- [SHORT TASK]:
Write out the data below in full, unchanged, minus the images.

- - - -

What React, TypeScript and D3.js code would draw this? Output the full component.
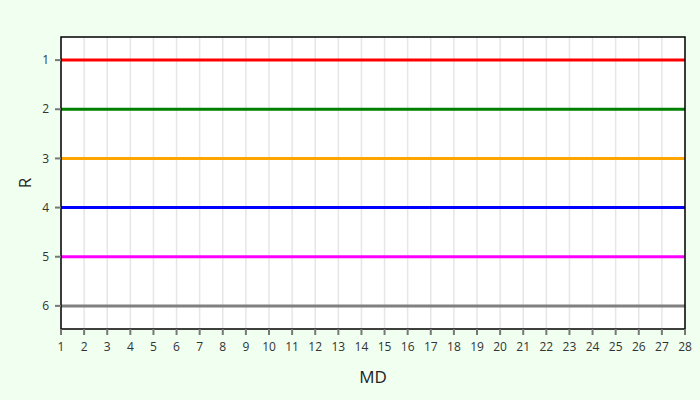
import React from "react";
import * as d3 from "d3";

// match days on the x axis
const matchDays = [1, 2, 3, 4, 5, 6, 7, 8, 9, 10, 11, 12, 13, 14, 15, 16, 17, 18, 19, 20, 21, 22, 23, 24, 25, 26, 27, 28];

// rank of each series at every match day
const redRanks = [1, 1, 1, 1, 1, 1, 1, 1, 1, 1, 1, 1, 1, 1, 1, 1, 1, 1, 1, 1, 1, 1, 1, 1, 1, 1, 1, 1];
const greenRanks = [2, 2, 2, 2, 2, 2, 2, 2, 2, 2, 2, 2, 2, 2, 2, 2, 2, 2, 2, 2, 2, 2, 2, 2, 2, 2, 2, 2];
const orangeRanks = [3, 3, 3, 3, 3, 3, 3, 3, 3, 3, 3, 3, 3, 3, 3, 3, 3, 3, 3, 3, 3, 3, 3, 3, 3, 3, 3, 3];
const blueRanks = [4, 4, 4, 4, 4, 4, 4, 4, 4, 4, 4, 4, 4, 4, 4, 4, 4, 4, 4, 4, 4, 4, 4, 4, 4, 4, 4, 4];
const magentaRanks = [5, 5, 5, 5, 5, 5, 5, 5, 5, 5, 5, 5, 5, 5, 5, 5, 5, 5, 5, 5, 5, 5, 5, 5, 5, 5, 5, 5];
const grayRanks = [6, 6, 6, 6, 6, 6, 6, 6, 6, 6, 6, 6, 6, 6, 6, 6, 6, 6, 6, 6, 6, 6, 6, 6, 6, 6, 6, 6];

const rankTicks = [1, 2, 3, 4, 5, 6];

const series = [
  { color: "red", ranks: redRanks },
  { color: "green", ranks: greenRanks },
  { color: "orange", ranks: orangeRanks },
  { color: "blue", ranks: blueRanks },
  { color: "magenta", ranks: magentaRanks },
  { color: "gray", ranks: grayRanks },
];

const W = 700;
const H = 400;
const margin = { top: 37, right: 15, bottom: 71, left: 61 };
const font = "'Open Sans', sans-serif";

export default function App() {
  const innerW = W - margin.left - margin.right;
  const innerH = H - margin.top - margin.bottom;

  const x = d3.scaleLinear().domain([1, 28]).range([0, innerW]);
  const y = d3.scaleLinear().domain([0.53, 6.47]).range([0, innerH]);

  const line = d3
    .line<number>()
    .x((_, i) => x(matchDays[i]))
    .y((d) => y(d));

  return (
    <svg
      width={W}
      height={H}
      style={{ position: "absolute", left: 0, top: 0, background: "#f0fff0" }}
    >
      <g transform={`translate(${margin.left},${margin.top})`}>
        <rect width={innerW} height={innerH} fill="white" />
        {/* vertical grid */}
        {matchDays.map((d) => (
          <line key={d} x1={x(d)} x2={x(d)} y1={0} y2={innerH} stroke="#e6e6e6" strokeWidth={1.5} />
        ))}
        {series.map((s) => (
          <path key={s.color} d={line(s.ranks) || ""} fill="none" stroke={s.color} strokeWidth={3} />
        ))}
        <rect width={innerW} height={innerH} fill="none" stroke="black" strokeWidth={1.5} />

        {/* y axis */}
        {rankTicks.map((r) => (
          <g key={r} transform={`translate(0,${y(r)})`}>
            <line x1={-6} x2={0} stroke="#777" strokeWidth={2} />
            <text x={-12} dy="0.35em" textAnchor="end" fontSize={12} fontFamily={font} fill="#333">
              {r}
            </text>
          </g>
        ))}

        {/* x axis */}
        {matchDays.map((d) => (
          <g key={d} transform={`translate(${x(d)},${innerH})`}>
            <line y1={0} y2={6} stroke="#777" strokeWidth={2} />
            <text y={22} textAnchor="middle" fontSize={12} fontFamily={font} fill="#333">
              {d}
            </text>
          </g>
        ))}

        <text
          transform={`translate(${-30},${innerH / 2}) rotate(-90)`}
          textAnchor="middle"
          fontSize={17}
          fontFamily={font}
          fill="#222"
        >
          R
        </text>
        <text x={innerW / 2} y={innerH + 54} textAnchor="middle" fontSize={17} fontFamily={font} fill="#222">
          MD
        </text>
      </g>
    </svg>
  );
}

- - - -

- [SOLUTION TO THIS PROBLEM]:
What React, TypeScript and D3.js code would draw this? Output the full component.
import React from "react";
import * as d3 from "d3";

// match days on the x axis
const matchDays = [1, 2, 3, 4, 5, 6, 7, 8, 9, 10, 11, 12, 13, 14, 15, 16, 17, 18, 19, 20, 21, 22, 23, 24, 25, 26, 27, 28];

// rank of each series at every match day
const redRanks = [1, 1, 1, 1, 1, 1, 1, 1, 1, 1, 1, 1, 1, 1, 1, 1, 1, 1, 1, 1, 1, 1, 1, 1, 1, 1, 1, 1];
const greenRanks = [2, 2, 2, 2, 2, 2, 2, 2, 2, 2, 2, 2, 2, 2, 2, 2, 2, 2, 2, 2, 2, 2, 2, 2, 2, 2, 2, 2];
const orangeRanks = [3, 3, 3, 3, 3, 3, 3, 3, 3, 3, 3, 3, 3, 3, 3, 3, 3, 3, 3, 3, 3, 3, 3, 3, 3, 3, 3, 3];
const blueRanks = [4, 4, 4, 4, 4, 4, 4, 4, 4, 4, 4, 4, 4, 4, 4, 4, 4, 4, 4, 4, 4, 4, 4, 4, 4, 4, 4, 4];
const magentaRanks = [5, 5, 5, 5, 5, 5, 5, 5, 5, 5, 5, 5, 5, 5, 5, 5, 5, 5, 5, 5, 5, 5, 5, 5, 5, 5, 5, 5];
const grayRanks = [6, 6, 6, 6, 6, 6, 6, 6, 6, 6, 6, 6, 6, 6, 6, 6, 6, 6, 6, 6, 6, 6, 6, 6, 6, 6, 6, 6];

const rankTicks = [1, 2, 3, 4, 5, 6];

const series = [
  { color: "red", ranks: redRanks },
  { color: "green", ranks: greenRanks },
  { color: "orange", ranks: orangeRanks },
  { color: "blue", ranks: blueRanks },
  { color: "magenta", ranks: magentaRanks },
  { color: "gray", ranks: grayRanks },
];

const W = 700;
const H = 400;
const margin = { top: 37, right: 15, bottom: 71, left: 61 };
const font = "'Open Sans', sans-serif";

export default function App() {
  const innerW = W - margin.left - margin.right;
  const innerH = H - margin.top - margin.bottom;

  const x = d3.scaleLinear().domain([1, 28]).range([0, innerW]);
  const y = d3.scaleLinear().domain([0.53, 6.47]).range([0, innerH]);

  const line = d3
    .line<number>()
    .x((_, i) => x(matchDays[i]))
    .y((d) => y(d));

  return (
    <svg
      width={W}
      height={H}
      style={{ position: "absolute", left: 0, top: 0, background: "#f0fff0" }}
    >
      <g transform={`translate(${margin.left},${margin.top})`}>
        <rect width={innerW} height={innerH} fill="white" />
        {/* vertical grid */}
        {matchDays.map((d) => (
          <line key={d} x1={x(d)} x2={x(d)} y1={0} y2={innerH} stroke="#e6e6e6" strokeWidth={1.5} />
        ))}
        {series.map((s) => (
          <path key={s.color} d={line(s.ranks) || ""} fill="none" stroke={s.color} strokeWidth={3} />
        ))}
        <rect width={innerW} height={innerH} fill="none" stroke="black" strokeWidth={1.5} />

        {/* y axis */}
        {rankTicks.map((r) => (
          <g key={r} transform={`translate(0,${y(r)})`}>
            <line x1={-6} x2={0} stroke="#777" strokeWidth={2} />
            <text x={-12} dy="0.35em" textAnchor="end" fontSize={12} fontFamily={font} fill="#333">
              {r}
            </text>
          </g>
        ))}

        {/* x axis */}
        {matchDays.map((d) => (
          <g key={d} transform={`translate(${x(d)},${innerH})`}>
            <line y1={0} y2={6} stroke="#777" strokeWidth={2} />
            <text y={22} textAnchor="middle" fontSize={12} fontFamily={font} fill="#333">
              {d}
            </text>
          </g>
        ))}

        <text
          transform={`translate(${-30},${innerH / 2}) rotate(-90)`}
          textAnchor="middle"
          fontSize={17}
          fontFamily={font}
          fill="#222"
        >
          R
        </text>
        <text x={innerW / 2} y={innerH + 54} textAnchor="middle" fontSize={17} fontFamily={font} fill="#222">
          MD
        </text>
      </g>
    </svg>
  );
}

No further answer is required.